— WORK INSTRUCTIONS —
Return the whole listing, line for line, without the pictures in it.

>> begin

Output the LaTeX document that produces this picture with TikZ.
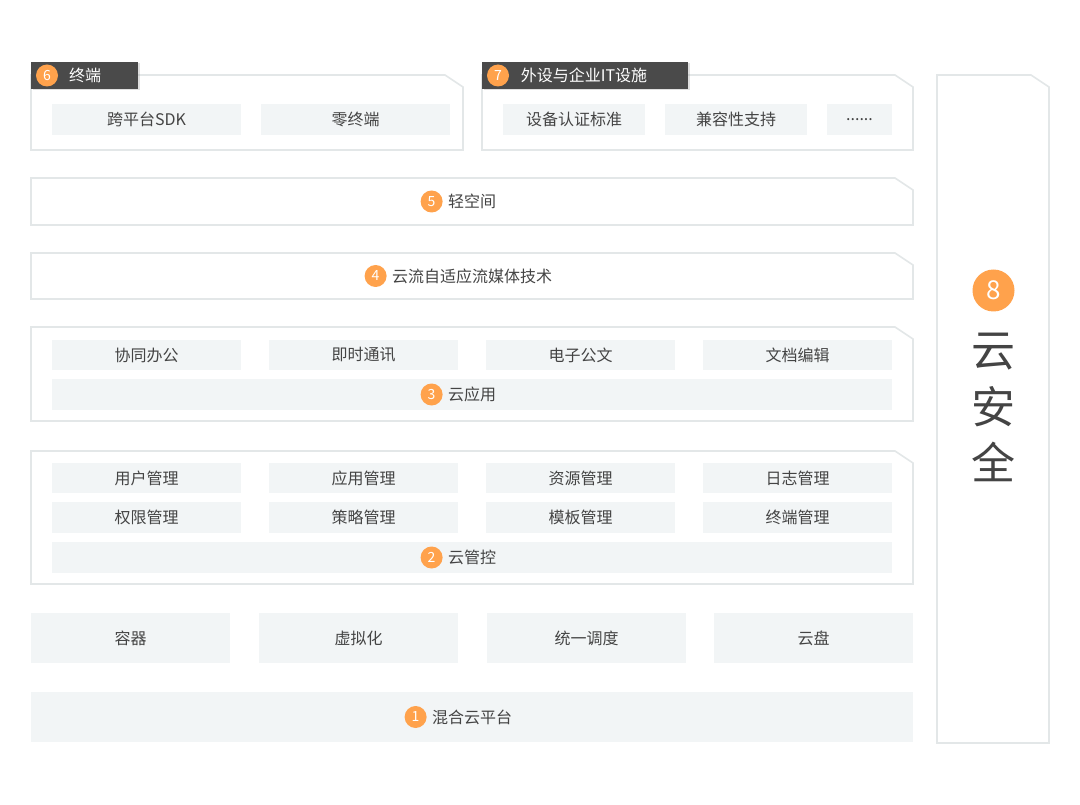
\documentclass[tikz,border=0pt]{standalone}
\usepackage{fontspec}
\setmainfont{Noto Sans CJK SC}
\usetikzlibrary{shadows,positioning}
\definecolor{boxfill}{HTML}{F2F5F6}
\definecolor{edge}{HTML}{E3E7E8}
\definecolor{txt}{HTML}{444444}
\definecolor{orng}{HTML}{FFA24C}
\definecolor{tabfill}{HTML}{4A4A4A}
\newcommand{\panelshape}[4]{%
  \draw[panelline] (#1,#2) -- ({#3-18},#2) -- (#3,{#2+12}) -- (#3,#4) -- (#1,#4) -- cycle;}
\begin{document}
\begin{tikzpicture}[x=1pt,y=-1pt,
  panelline/.style={draw=edge, line width=1.6pt, fill=white},
  box/.style={fill=boxfill, draw=none, inner sep=0pt, text=txt, font=\fontsize{16}{16}\selectfont},
  lbl/.style={inner sep=0pt, text=txt, font=\fontsize{16}{16}\selectfont},
  num/.style={circle, fill=orng, text=white, minimum size=22pt, inner sep=0pt, font=\fontsize{14}{14}\selectfont},
  tab/.style={fill=tabfill, draw=none, drop shadow={shadow xshift=1.5pt, shadow yshift=-1.5pt, opacity=0.25}},
  tablbl/.style={inner sep=0pt, text=white, font=\fontsize{16}{16}\selectfont},
  bigtxt/.style={inner sep=0pt, text=txt, font=\fontsize{44}{44}\selectfont}
]
\useasboundingbox[fill=white] (0,0) rectangle (1080,805);

% ---------- panel 6 ----------
\panelshape{31}{75}{463}{150}
\node[box, minimum width=189pt, minimum height=31pt] (sdk) at (146.5,119.5) {跨平台SDK};
\node[box, minimum width=189pt, minimum height=31pt] (zero) at (355.5,119.5) {零终端};
\path[tab] (31,62) rectangle (138,89);
\node[num] (n6) at (47,75.5) {6};
\node[tablbl] (t6) at (85,75.5) {终端};

% ---------- panel 7 ----------
\panelshape{482}{75}{913}{150}
\node[box, minimum width=142pt, minimum height=31pt] (dev) at (574,119.5) {设备认证标准};
\node[box, minimum width=142pt, minimum height=31pt] (compat) at (736,119.5) {兼容性支持};
\node[box, minimum width=65pt, minimum height=31pt] (more) at (859.5,119.5) {......};
\path[tab] (482,62) rectangle (688,89);
\node[num] (n7) at (498,75.5) {7};
\node[tablbl] (t7) at (584,75.5) {外设与企业IT设施};

% ---------- panel 5 ----------
\panelshape{31}{178}{913}{225}
\node[lbl] (t5) at (472,201.5) {轻空间};
\node[num, left=5pt of t5] (n5) {5};

% ---------- panel 4 ----------
\panelshape{31}{253}{913}{299}
\node[lbl] (t4) at (472,276) {云流自适应流媒体技术};
\node[num, left=5pt of t4] (n4) {4};

% ---------- panel 3 ----------
\panelshape{31}{327}{913}{421}
\node[box, minimum width=189pt, minimum height=30pt] (a1) at (146.5,355) {协同办公};
\node[box, minimum width=189pt, minimum height=30pt] (a2) at (363.5,355) {即时通讯};
\node[box, minimum width=189pt, minimum height=30pt] (a3) at (580.5,355) {电子公文};
\node[box, minimum width=189pt, minimum height=30pt] (a4) at (797.5,355) {文档编辑};
\node[box, minimum width=840pt, minimum height=31pt] (b3) at (472,394.5) {};
\node[lbl] (t3) at (b3.center) {云应用};
\node[num, left=5pt of t3] (n3) {3};

% ---------- panel 2 ----------
\panelshape{31}{451}{913}{584}
\node[box, minimum width=189pt, minimum height=30pt] (m1) at (146.5,478) {用户管理};
\node[box, minimum width=189pt, minimum height=30pt] (m2) at (363.5,478) {应用管理};
\node[box, minimum width=189pt, minimum height=30pt] (m3) at (580.5,478) {资源管理};
\node[box, minimum width=189pt, minimum height=30pt] (m4) at (797.5,478) {日志管理};
\node[box, minimum width=189pt, minimum height=31pt] (m5) at (146.5,517.5) {权限管理};
\node[box, minimum width=189pt, minimum height=31pt] (m6) at (363.5,517.5) {策略管理};
\node[box, minimum width=189pt, minimum height=31pt] (m7) at (580.5,517.5) {模板管理};
\node[box, minimum width=189pt, minimum height=31pt] (m8) at (797.5,517.5) {终端管理};
\node[box, minimum width=840pt, minimum height=31pt] (b2) at (472,557.5) {};
\node[lbl] (t2) at (b2.center) {云管控};
\node[num, left=5pt of t2] (n2) {2};

% ---------- bottom row ----------
\node[box, minimum width=199pt, minimum height=50pt] (r1) at (130.5,638) {容器};
\node[box, minimum width=199pt, minimum height=50pt] (r2) at (358.5,638) {虚拟化};
\node[box, minimum width=199pt, minimum height=50pt] (r3) at (586.5,638) {统一调度};
\node[box, minimum width=199pt, minimum height=50pt] (r4) at (813.5,638) {云盘};

% ---------- panel 1 ----------
\node[box, minimum width=882pt, minimum height=50pt] (b1) at (472,717) {};
\node[lbl] (t1) at (b1.center) {混合云平台};
\node[num, left=5pt of t1] (n1) {1};

% ---------- panel 8 ----------
\panelshape{937}{75}{1049}{743}
\node[num, minimum size=42pt, font=\fontsize{26}{26}\selectfont] (n8) at (993.5,290.5) {8};
\node[bigtxt] (s1) at (993.5,352) {云};
\node[bigtxt] (s2) at (993.5,407) {安};
\node[bigtxt] (s3) at (993.5,462) {全};
\end{tikzpicture}
\end{document}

>> end

— SOLUTION FOR THIS EXERCISE —
Output the LaTeX document that produces this picture with TikZ.
\documentclass[tikz,border=0pt]{standalone}
\usepackage{fontspec}
\setmainfont{Noto Sans CJK SC}
\usetikzlibrary{shadows,positioning}
\definecolor{boxfill}{HTML}{F2F5F6}
\definecolor{edge}{HTML}{E3E7E8}
\definecolor{txt}{HTML}{444444}
\definecolor{orng}{HTML}{FFA24C}
\definecolor{tabfill}{HTML}{4A4A4A}
\newcommand{\panelshape}[4]{%
  \draw[panelline] (#1,#2) -- ({#3-18},#2) -- (#3,{#2+12}) -- (#3,#4) -- (#1,#4) -- cycle;}
\begin{document}
\begin{tikzpicture}[x=1pt,y=-1pt,
  panelline/.style={draw=edge, line width=1.6pt, fill=white},
  box/.style={fill=boxfill, draw=none, inner sep=0pt, text=txt, font=\fontsize{16}{16}\selectfont},
  lbl/.style={inner sep=0pt, text=txt, font=\fontsize{16}{16}\selectfont},
  num/.style={circle, fill=orng, text=white, minimum size=22pt, inner sep=0pt, font=\fontsize{14}{14}\selectfont},
  tab/.style={fill=tabfill, draw=none, drop shadow={shadow xshift=1.5pt, shadow yshift=-1.5pt, opacity=0.25}},
  tablbl/.style={inner sep=0pt, text=white, font=\fontsize{16}{16}\selectfont},
  bigtxt/.style={inner sep=0pt, text=txt, font=\fontsize{44}{44}\selectfont}
]
\useasboundingbox[fill=white] (0,0) rectangle (1080,805);

% ---------- panel 6 ----------
\panelshape{31}{75}{463}{150}
\node[box, minimum width=189pt, minimum height=31pt] (sdk) at (146.5,119.5) {跨平台SDK};
\node[box, minimum width=189pt, minimum height=31pt] (zero) at (355.5,119.5) {零终端};
\path[tab] (31,62) rectangle (138,89);
\node[num] (n6) at (47,75.5) {6};
\node[tablbl] (t6) at (85,75.5) {终端};

% ---------- panel 7 ----------
\panelshape{482}{75}{913}{150}
\node[box, minimum width=142pt, minimum height=31pt] (dev) at (574,119.5) {设备认证标准};
\node[box, minimum width=142pt, minimum height=31pt] (compat) at (736,119.5) {兼容性支持};
\node[box, minimum width=65pt, minimum height=31pt] (more) at (859.5,119.5) {......};
\path[tab] (482,62) rectangle (688,89);
\node[num] (n7) at (498,75.5) {7};
\node[tablbl] (t7) at (584,75.5) {外设与企业IT设施};

% ---------- panel 5 ----------
\panelshape{31}{178}{913}{225}
\node[lbl] (t5) at (472,201.5) {轻空间};
\node[num, left=5pt of t5] (n5) {5};

% ---------- panel 4 ----------
\panelshape{31}{253}{913}{299}
\node[lbl] (t4) at (472,276) {云流自适应流媒体技术};
\node[num, left=5pt of t4] (n4) {4};

% ---------- panel 3 ----------
\panelshape{31}{327}{913}{421}
\node[box, minimum width=189pt, minimum height=30pt] (a1) at (146.5,355) {协同办公};
\node[box, minimum width=189pt, minimum height=30pt] (a2) at (363.5,355) {即时通讯};
\node[box, minimum width=189pt, minimum height=30pt] (a3) at (580.5,355) {电子公文};
\node[box, minimum width=189pt, minimum height=30pt] (a4) at (797.5,355) {文档编辑};
\node[box, minimum width=840pt, minimum height=31pt] (b3) at (472,394.5) {};
\node[lbl] (t3) at (b3.center) {云应用};
\node[num, left=5pt of t3] (n3) {3};

% ---------- panel 2 ----------
\panelshape{31}{451}{913}{584}
\node[box, minimum width=189pt, minimum height=30pt] (m1) at (146.5,478) {用户管理};
\node[box, minimum width=189pt, minimum height=30pt] (m2) at (363.5,478) {应用管理};
\node[box, minimum width=189pt, minimum height=30pt] (m3) at (580.5,478) {资源管理};
\node[box, minimum width=189pt, minimum height=30pt] (m4) at (797.5,478) {日志管理};
\node[box, minimum width=189pt, minimum height=31pt] (m5) at (146.5,517.5) {权限管理};
\node[box, minimum width=189pt, minimum height=31pt] (m6) at (363.5,517.5) {策略管理};
\node[box, minimum width=189pt, minimum height=31pt] (m7) at (580.5,517.5) {模板管理};
\node[box, minimum width=189pt, minimum height=31pt] (m8) at (797.5,517.5) {终端管理};
\node[box, minimum width=840pt, minimum height=31pt] (b2) at (472,557.5) {};
\node[lbl] (t2) at (b2.center) {云管控};
\node[num, left=5pt of t2] (n2) {2};

% ---------- bottom row ----------
\node[box, minimum width=199pt, minimum height=50pt] (r1) at (130.5,638) {容器};
\node[box, minimum width=199pt, minimum height=50pt] (r2) at (358.5,638) {虚拟化};
\node[box, minimum width=199pt, minimum height=50pt] (r3) at (586.5,638) {统一调度};
\node[box, minimum width=199pt, minimum height=50pt] (r4) at (813.5,638) {云盘};

% ---------- panel 1 ----------
\node[box, minimum width=882pt, minimum height=50pt] (b1) at (472,717) {};
\node[lbl] (t1) at (b1.center) {混合云平台};
\node[num, left=5pt of t1] (n1) {1};

% ---------- panel 8 ----------
\panelshape{937}{75}{1049}{743}
\node[num, minimum size=42pt, font=\fontsize{26}{26}\selectfont] (n8) at (993.5,290.5) {8};
\node[bigtxt] (s1) at (993.5,352) {云};
\node[bigtxt] (s2) at (993.5,407) {安};
\node[bigtxt] (s3) at (993.5,462) {全};
\end{tikzpicture}
\end{document}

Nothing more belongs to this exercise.